Il rappelle que la SAVG, dont le capital social est détenu par trois sociétés anglaises, est propriétaire sur la commune de [Localité 4] d'une demeure de très grande valeur, que dans le courant de l'année 1998, des ressortissants de nationalité russe, dont M. [W] et son fils, se sont intéressés à l'acquisition de cette villa, étant précisé que la lecture du bilan, arrêté en mai 1998, au moment de la cession envisagée, laissait apparaître au passif de la SAVG une créance au profit de la société EG ACQUISITION, représentée par M. [S] [Y] , pour un montant de 42 million de francs, qui résulterait d'un contrat de prêt sous signature privé en date du 1er janvier 1996.

Il expose que :

- le rachat du contrôle de la SAVG pour un montant de 130 millions de francs a été envisagé par M. [W] de la manière suivante :

* rachat des actions des trois sociétés anglaises et prise en charge du passif pour 80 millions de francs,

* règlement d'une somme de 50 millions de francs au profit de la société EG ACQUISITION,

- la société EG ACQUISITION et son représentant, M. [S] [Y], ont accepté que leur créance soit transmise au profit d'une société à constituer, la société OAKLAND FINANCE LIMITED,

- en contrepartie de la cession de créance au profit de cette dernière, la société EG ACQUISITION et M. [Y] recevront des bons au porteur,

- devenue cessionnaire de la créance initiale d'EG ACQUISITION et de M.[Y], la société OAKLAND FINANCE Ltd prendra soin de faire garantir sa créance contre la SAVG en inscrivant une hypothèque conventionnelle le 09 juillet 1998, inscription initiale qui sera réitérée par acte du 23 août 2000.

Sur le désistement d'instance et d'action de Mme [Y], il précise qu'étant pour sa part demandeur à la procédure sur saisine conjointe à la procédure avec [Y], il n'entend pas accepter ce désistement mettant un terme à la présente instance, au motif qu'il a un intérêt certain à ce que ne soit pas reconnue la décision anglaise rendue le 19 novembre 2010.

Il explique en effet qu'en sa qualité de liquidateur, il a cédé sa créance à Mme [Y] en juin 2010 pour un prix de 12.483.083 €, prix payé en partie par compensation et en partie à terme pour un solde de 1.749.995 €, que cette dernière somme lui est donc due par Mme [Y] et qu'il entend ainsi poursuivre directement le recouvrement contre la SAVG au travers de l'action oblique. Il estime qu'il a donc un intérêt particulier à ce qu'il soit statué au fond de l'affaire pour lui permettre de recouvrer les sommes dues par la SAVG et que le désistement de Mme [Y] est sans effet sur l'action qu'il a introduite, quand bien même elle aurait été intentée par un seul et même acte.

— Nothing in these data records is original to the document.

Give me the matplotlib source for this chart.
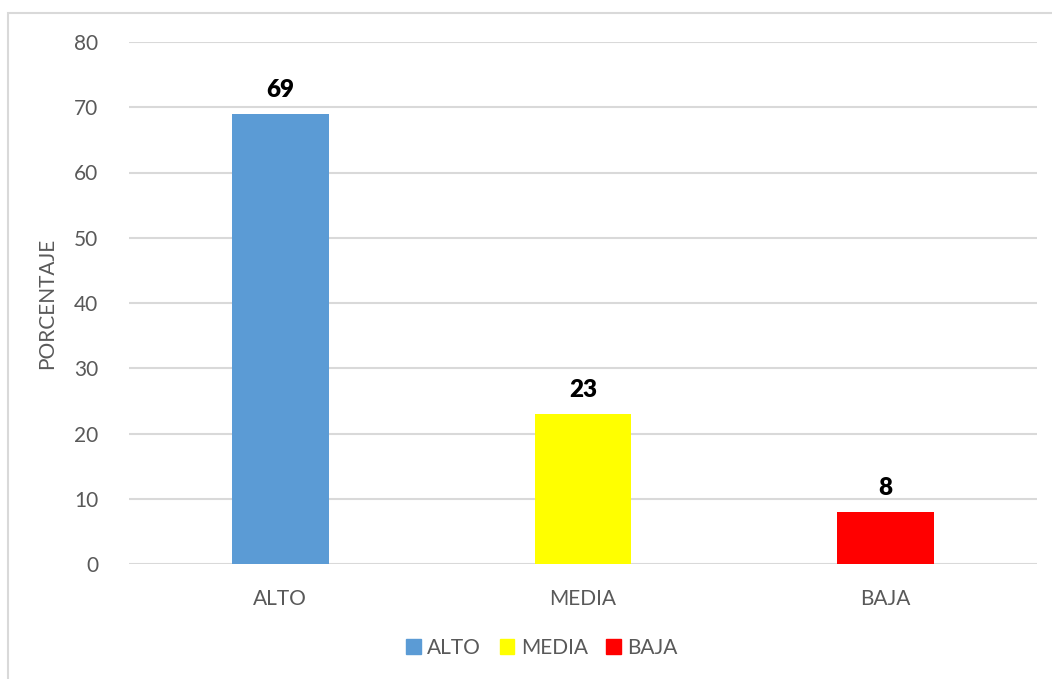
import matplotlib.pyplot as plt
from matplotlib.patches import Rectangle, Patch

categorias = ["ALTO", "MEDIA", "BAJA"]
porcentajes = [69, 23, 8]
colores = ["#5b9bd5", "#ffff00", "#ff0000"]
yticks = [0, 10, 20, 30, 40, 50, 60, 70, 80]

plt.rcParams['font.family'] = ['Lato', 'DejaVu Sans']

fig = plt.figure(figsize=(10.52, 6.79), dpi=100)
ax = fig.add_axes([129/1052, 115/679, 908/1052, 522/679])

x = range(len(categorias))
ax.bar(x, porcentajes, width=0.32, color=colores, zorder=3)
for xi, v in zip(x, porcentajes):
    ax.text(xi, v + 2.0, str(v), ha='center', va='bottom', fontsize=17.5,
            fontweight='heavy', color='black')

ax.set_xlim(-0.5, 2.5)
ax.set_ylim(0, 80)
ax.set_yticks(yticks)
ax.set_xticks(list(x))
ax.set_xticklabels(categorias)
ax.tick_params(axis='both', length=0, labelsize=15, labelcolor='#595959')
ax.tick_params(axis='x', pad=18)
ax.tick_params(axis='y', pad=22)
ax.grid(axis='y', color='#d9d9d9', linewidth=1.5, zorder=0)
for s in ax.spines.values():
    s.set_visible(False)
ax.set_ylabel("PORCENTAJE", fontsize=15, color='#595959', labelpad=12)

handles = [Patch(color=c, label=l) for c, l in zip(colores, categorias)]
fig.legend(handles=handles, loc='center', bbox_to_anchor=(542/1052, 1 - 648/679),
           ncol=3, frameon=False, fontsize=15, labelcolor='#595959',
           handlelength=0.7, handleheight=0.7, handletextpad=0.3, columnspacing=0.9)

# borde del area del grafico
fig.patches.append(Rectangle((8/1052, -0.1), 1.2, 1 - 13/679 + 0.1,
                             transform=fig.transFigure, fill=False,
                             edgecolor='#d9d9d9', linewidth=1.5))

fig.savefig("out.png", dpi=100)
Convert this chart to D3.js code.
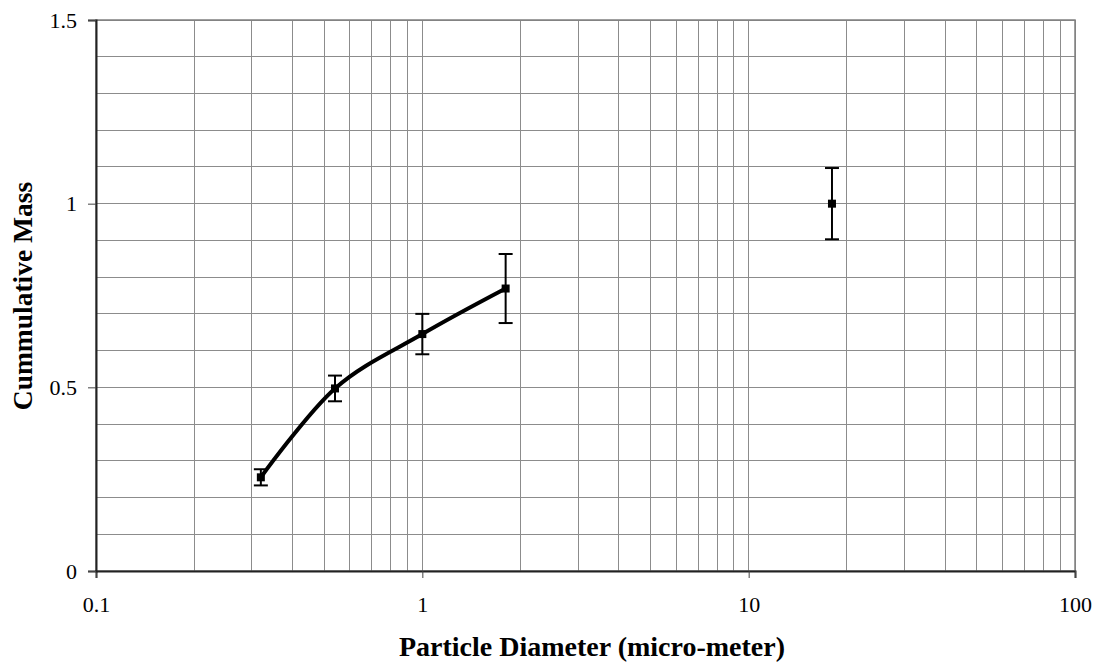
<!DOCTYPE html>
<html><head><meta charset="utf-8">
<script src="https://cdn.jsdelivr.net/npm/d3@7"></script>
<style>body{margin:0;background:#fff}svg{display:block}</style>
</head><body>
<svg id="c" width="1098" height="664"></svg>
<script>
const diameters = [0.32, 0.54, 1.0, 1.8, 18];
const massValues = [0.255, 0.497, 0.645, 0.769, 1.0];
const errorValues = [0.022, 0.035, 0.055, 0.094, 0.097];
const lineCount = 4; // first 4 points joined by a smoothed line
const xTicks = [0.1, 1, 10, 100];
const yTicks = [0, 0.5, 1, 1.5];

const svg = d3.select('#c');
const m = {l:96, r:1075, t:20, b:571};
const x = d3.scaleLog().domain([0.1,100]).range([m.l, m.r]);
const y = d3.scaleLinear().domain([0,1.5]).range([m.b, m.t]);
const font = "'Liberation Serif','Times New Roman',serif";

// grid
const vgrid = [];
for (let d=0.1; d<100; d*=10) for (let k=1;k<=9;k++) vgrid.push(+(d*k).toPrecision(3));
vgrid.push(100);
svg.append('g').selectAll('line').data(vgrid).join('line')
  .attr('x1',d=>x(d)).attr('x2',d=>x(d)).attr('y1',m.t).attr('y2',m.b)
  .attr('stroke','#8c8c8c').attr('stroke-width',1).attr('shape-rendering','crispEdges');
const hgrid = d3.range(0,16).map(i=>i/10);
svg.append('g').selectAll('line').data(hgrid).join('line')
  .attr('x1',m.l).attr('x2',m.r).attr('y1',d=>y(d)).attr('y2',d=>y(d))
  .attr('stroke','#8c8c8c').attr('stroke-width',1).attr('shape-rendering','crispEdges');
svg.append('rect').attr('x',m.l).attr('y',m.t).attr('width',m.r-m.l).attr('height',m.b-m.t)
  .attr('fill','none').attr('stroke','#808080').attr('stroke-width',1.5);

// axes
const xa = svg.append('g').attr('transform',`translate(0,${m.b})`)
  .call(d3.axisBottom(x).tickValues(xTicks).tickFormat(d=>String(d)).tickSize(7).tickPadding(18));
const ya = svg.append('g').attr('transform',`translate(${m.l},0)`)
  .call(d3.axisLeft(y).tickValues(yTicks).tickFormat(d=>String(d)).tickSize(8).tickPadding(11));
[xa,ya].forEach(a=>{
  a.attr('font-family',font).attr('font-size',22);
  a.select('.domain').attr('stroke','#222').attr('stroke-width',2);
  a.selectAll('.tick line').attr('stroke','#444');
  a.selectAll('text').style('font-family',font).style('font-size','22px').attr('fill','#000');
});

// smoothed line
const pts = diameters.map((d,i)=>({d, v:massValues[i], e:errorValues[i]}));
svg.append('path').datum(pts.slice(0,lineCount))
  .attr('d', d3.line().x(p=>x(p.d)).y(p=>y(p.v)).curve(d3.curveCardinal.tension(0)))
  .attr('fill','none').attr('stroke','#000').attr('stroke-width',4);

// error bars
const eb = svg.append('g').selectAll('g').data(pts).join('g');
eb.append('line').attr('x1',p=>x(p.d)).attr('x2',p=>x(p.d))
  .attr('y1',p=>y(p.v+p.e)).attr('y2',p=>y(p.v-p.e)).attr('stroke','#000').attr('stroke-width',2);
eb.append('line').attr('x1',p=>x(p.d)-7).attr('x2',p=>x(p.d)+7)
  .attr('y1',p=>y(p.v+p.e)).attr('y2',p=>y(p.v+p.e)).attr('stroke','#000').attr('stroke-width',2);
eb.append('line').attr('x1',p=>x(p.d)-7).attr('x2',p=>x(p.d)+7)
  .attr('y1',p=>y(p.v-p.e)).attr('y2',p=>y(p.v-p.e)).attr('stroke','#000').attr('stroke-width',2);
eb.append('rect').attr('x',p=>x(p.d)-4).attr('y',p=>y(p.v)-4).attr('width',8).attr('height',8).attr('fill','#000');

// titles
svg.append('text').attr('x',592).attr('y',656).attr('text-anchor','middle')
  .attr('font-family',font).attr('font-weight','bold').attr('font-size',28).text('Particle Diameter (micro-meter)');
svg.append('text').attr('transform',`translate(32,296) rotate(-90)`).attr('text-anchor','middle')
  .attr('font-family',font).attr('font-weight','bold').attr('font-size',27.5).text('Cummulative Mass');
</script>
</body></html>
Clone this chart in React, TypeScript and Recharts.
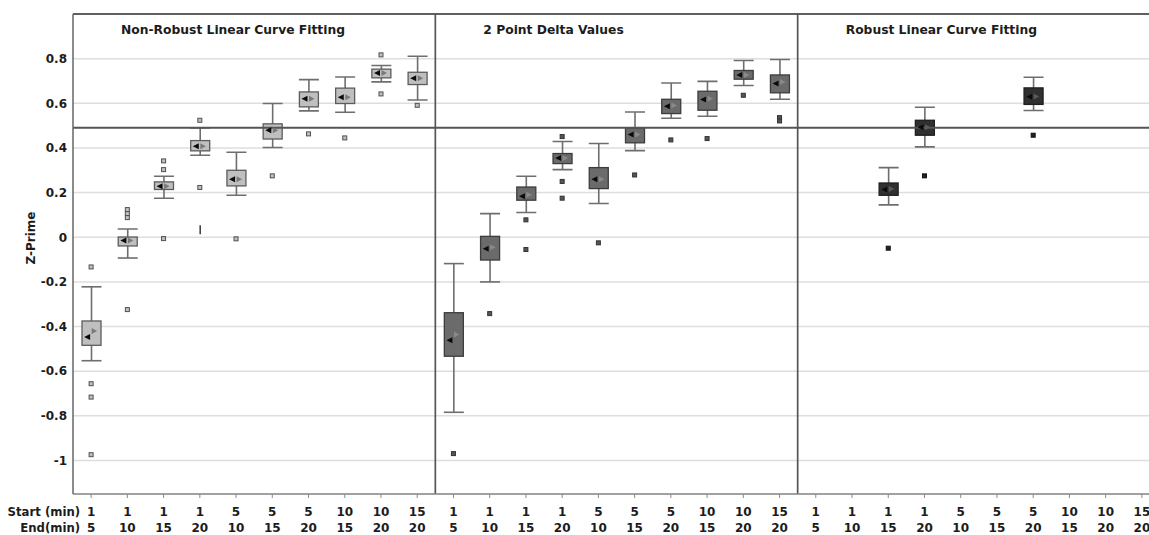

Sur le fond, il fait valoir qu'il est constant que l'action dont la cour doit connaître est régie, s'agissant de ses conditions de fond, par les articles 27 et 28 de la convention de Bruxelles de 1988, les articles 34 et 35 du règlement CE n°44/2001 et de la convention de Lugano de 2007, que selon ces textes, une des causes pouvant conduire à rendre inopposable en France un jugement étranger est, notamment, la contrariété avec une autre décision.

Il rappelle que la cour de justice des communautés européennes a jugé que des décisions sont contraires lorsqu'elles entraînent des conséquences juridiques qui s'excluent mutuellement, étant précisé que dans ce domaine, il doit être donné priorité à la décision émanant de l'état du for, auprès de qui la reconnaissance est requise.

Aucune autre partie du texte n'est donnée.